Label: Released: .. Review by | March 30, 2015 at 12:00 PM
10

“The old can feel brand new.”

Behind all the sugar and all the sweetness surrounding American Candy, The Maine just gave a huge fuck you to any critics while simultaneously awarding diehard fans with a highly anticipated, saccharine collection of savory pop-rock songs, fueled by nostalgia and injected with an assortment of fresh, revitalized flavors.

It’s no secret fans of the Arizona quintet have been questioning what’s next, with some even criticizing the band’s latest efforts and their seemingly abrupt departure from the more pop-punk laden days of Can’t Stop, Won’t Stop (2009). But after barrelling through major record label qualms surrounding their sophomore release Black and White (2010) and pioneering their way through two independently released albums, Pioneer (2011) and Forever Halloween (2013), which ventured further off the beaten path, even The Maine’s truest fans questioned whether or not the band had indefinitely parted ways with their early pop-rock days and transitioned entirely to the likes of alternative rock.

But “English Girls” and “Miles Away” couldn’t have been better choices for American Candy’s first two releases, as they successfully highlight the band’s return to their more upbeat, energized pop-rock roots. It’s affirmation The Maine never left, and they aren’t going anywhere.

Sure, maybe the guys are wearing a different tie, but they’re wearing the same suit—and they’re in the exact same skin they were in six years ago when they played “Girls Do What They Want” on stage for the very first time. As vocalist John O’Callaghan sings “The old can feel brand new / I feel so fresh / I feel so new (and improved)” in the album’s second track “Same Suit, Different Tie,” it’s evident even the band recognize their transition but maintain they’ve been themselves throughout their much talked about progression over the years. The highlight? The record’s title track oozing with quintessential catchy pop styles and lyrics that’ll be stuck in your head for days.
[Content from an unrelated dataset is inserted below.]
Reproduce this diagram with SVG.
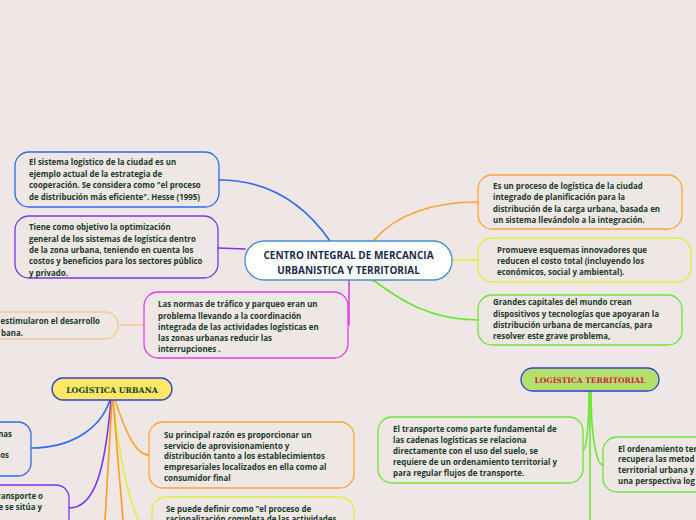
<svg xmlns="http://www.w3.org/2000/svg" width="696" height="520" viewBox="0 0 696 520">
<style>
.bg{fill:#EFE7E5}
.n{fill:none;stroke-width:1.3}
.t{font-family:"Open Sans","Noto Sans",sans-serif;font-weight:bold;font-size:7.9px;fill:#1A3A2A}
.c{fill:none;stroke-width:1.6;stroke-linecap:round}
.title{font-family:"Open Sans","Noto Sans",sans-serif;font-weight:bold;font-size:10px;fill:#1A2B4C;text-anchor:middle}
.slab{font-family:"DejaVu Serif",serif;font-weight:bold;text-anchor:middle}
</style>
<rect class="bg" x="0" y="0" width="696" height="520"/>
<g id="connectors">
<path class="c" stroke="#2F6BF0" d="M219,180 C270,180 305,205 330,241"/>
<path class="c" stroke="#7B35F0" d="M218,248 L245,249"/>
<path class="c" stroke="#FFA62E" d="M373,241 C400,210 440,202 478,202"/>
<path class="c" stroke="#D9F23A" d="M452,260 L478,260"/>
<path class="c" stroke="#6BE532" d="M373,280 C400,300 430,320 478,320"/>
<path class="c" stroke="#E43BE6" d="M349,280 L349,325"/>
<path class="c" stroke="#F7C992" d="M118,325 L144,325"/>
<path class="c" stroke="#2F6BF0" d="M110,400 C100,430 70,448 31,448"/>
<path class="c" stroke="#7B35F0" d="M111,400 C105,470 95,508 69,508"/>
<path class="c" stroke="#FFA62E" d="M115,400 C125,430 135,455 149,455"/>
<path class="c" stroke="#D9F23A" d="M113,400 C120,460 130,520 152,540"/>
<path class="c" stroke="#FF9A1E" stroke-width="2.2" d="M112,400 L105,520"/>
<path class="c" stroke="#FF9A1E" stroke-width="2.2" d="M113,400 L123,520"/>
<path class="c" stroke="#6BE532" stroke-width="2" d="M590,391 L590,520"/>
<path class="c" stroke="#6BE532" d="M589,391 C589,430 586,450 583,450"/>
<path class="c" stroke="#6BE532" d="M591,391 C591,440 597,465 603,465"/>
</g>
<g id="center">
<rect x="245" y="241" width="207" height="39" rx="19" fill="#FFFFFF" stroke="#4B8FCB" stroke-width="1.3"/>
<text class="title" x="348.5" y="258.5">CENTRO INTEGRAL DE MERCANCIA</text>
<text class="title" x="348.5" y="273.5">URBANISTICA Y TERRITORIAL</text>
</g>
<g id="node-sistema">
<rect class="n" x="15" y="152" width="204" height="55" rx="14" stroke="#2F6BF0"/>
<text class="t" x="29" y="165">El sistema logístico de la ciudad es un</text>
<text class="t" x="29" y="176.5">ejemplo actual de la estrategia de</text>
<text class="t" x="29" y="188">cooperación. Se considera como "el proceso</text>
<text class="t" x="29" y="199.5">de distribución más eficiente". Hesse (1995)</text>
</g>
<g id="node-objetivo">
<rect class="n" x="15" y="216" width="203" height="62" rx="14" stroke="#7B35F0"/>
<text class="t" x="29" y="230">Tiene como objetivo la optimización</text>
<text class="t" x="29" y="241.5">general de los sistemas de logística dentro</text>
<text class="t" x="29" y="253">de la zona urbana, teniendo en cuenta los</text>
<text class="t" x="29" y="264">costos y beneficios para los sectores público</text>
<text class="t" x="29" y="275.5">y privado.</text>
</g>
<g id="node-proceso">
<rect class="n" x="478" y="175" width="204" height="54" rx="14" stroke="#FFA62E"/>
<text class="t" x="493" y="189">Es un proceso de logística de la ciudad</text>
<text class="t" x="493" y="200">integrado de planificación para la</text>
<text class="t" x="493" y="211.5">distribución de la carga urbana, basada en</text>
<text class="t" x="493" y="223">un sistema llevándolo a la integración.</text>
</g>
<g id="node-promueve">
<rect class="n" x="478" y="238" width="213" height="44" rx="14" stroke="#D9F23A"/>
<text class="t" x="497" y="253">Promueve esquemas innovadores que</text>
<text class="t" x="497" y="263.5">reducen el costo total (incluyendo los</text>
<text class="t" x="497" y="274.5">económicos, social y ambiental).</text>
</g>
<g id="node-capitales">
<rect class="n" x="478" y="295" width="204" height="50" rx="14" stroke="#6BE532"/>
<text class="t" x="493" y="305">Grandes capitales del mundo crean</text>
<text class="t" x="493" y="316.5">dispositivos y tecnologías que apoyaran la</text>
<text class="t" x="493" y="327.5">distribución urbana de mercancías, para</text>
<text class="t" x="493" y="339">resolver este grave problema,</text>
</g>
<g id="node-normas">
<rect class="n" x="144" y="292" width="204" height="66" rx="14" stroke="#E43BE6"/>
<text class="t" x="158" y="307">Las normas de tráfico y parqueo eran un</text>
<text class="t" x="158" y="318.5">problema llevando a la coordinación</text>
<text class="t" x="158" y="330">integrada de las actividades logísticas en</text>
<text class="t" x="158" y="341">las zonas urbanas reducir las</text>
<text class="t" x="158" y="351.5">interrupciones .</text>
</g>
<g id="node-estimularon">
<rect class="n" x="-60" y="312" width="178" height="27" rx="13" stroke="#F7C992"/>
<text class="t" x="100" y="324" text-anchor="end">estimularon el desarrollo</text>
<text class="t" x="23" y="336" text-anchor="end">bana.</text>
</g>
<g id="node-logistica-urbana">
<rect x="52" y="378" width="120" height="22" rx="11" fill="#FFE866" stroke="#2F3FD8" stroke-width="1.3"/>
<text class="slab" x="112" y="392.5" font-size="7.8" fill="#123D2A">LOGÍSTICA URBANA</text>
</g>
<g id="node-urbana-azul">
<rect class="n" x="-60" y="422" width="91" height="54" rx="13" stroke="#2F6BF0"/>
<text class="t" x="12" y="437" text-anchor="end">nas</text>
<text class="t" x="9" y="458" text-anchor="end">os</text>
</g>
<g id="node-urbana-morada">
<rect class="n" x="-60" y="485" width="129" height="60" rx="13" stroke="#7B35F0"/>
<text class="t" x="43" y="499" text-anchor="end">ransporte o</text>
<text class="t" x="42" y="510" text-anchor="end">e se sitúa y</text>
</g>
<g id="node-principal">
<rect class="n" x="149" y="422" width="205" height="66" rx="14" stroke="#FFA62E"/>
<text class="t" x="164" y="438">Su principal razón es proporcionar un</text>
<text class="t" x="164" y="448.5">servicio de aprovisionamiento y</text>
<text class="t" x="164" y="459">distribución tanto a los establecimientos</text>
<text class="t" x="164" y="469.5">empresariales localizados en ella como al</text>
<text class="t" x="164" y="480.5">consumidor final</text>
</g>
<g id="node-definir">
<rect class="n" x="152" y="497" width="202" height="60" rx="14" stroke="#D9F23A"/>
<text class="t" x="166" y="511.5">Se puede definir como "el proceso de</text>
<text class="t" x="166" y="522">racionalización completa de las actividades</text>
</g>
<g id="node-logistica-territorial">
<rect x="521" y="368" width="138" height="23" rx="11.5" fill="#B3E06A" stroke="#2F3FD8" stroke-width="1.3"/>
<text class="slab" x="590" y="382.5" font-size="7.5" fill="#D8184C">LOGISTICA TERRITORIAL</text>
</g>
<g id="node-transporte">
<rect class="n" x="378" y="417" width="205" height="66" rx="14" stroke="#6BE532"/>
<text class="t" x="393" y="432">El transporte como parte fundamental de</text>
<text class="t" x="393" y="443">las cadenas logísticas se relaciona</text>
<text class="t" x="393" y="454">directamente con el uso del suelo, se</text>
<text class="t" x="393" y="465">requiere de un ordenamiento territorial y</text>
<text class="t" x="393" y="475.5">para regular flujos de transporte.</text>
</g>
<g id="node-ordenamiento">
<rect class="n" x="603" y="437" width="130" height="55" rx="14" stroke="#6BE532"/>
<text class="t" x="618" y="451.5">El ordenamiento ter</text>
<text class="t" x="618" y="462">recupera las metod</text>
<text class="t" x="618" y="473">territorial urbana y</text>
<text class="t" x="618" y="484">una perspectiva log</text>
</g>
</svg>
Ultimately, The Maine give authority the middle finger in “My Hair” by asserting that they’re basically going to do whatever the hell they please, and in ten tracks, the band seem to give an apparent ‘I don’t give a rip’ attitude toward any accusations that they may have changed, been inauthentic, or deliberately altered their sound to please a certain crowd. But, what The Maine have done in American Candy is prove that they still kick ass—and they kick it pretty damn hard.

Buy It, Stream It, or Skip It? Buy it because this is one sugar rush you won’t want to come down from.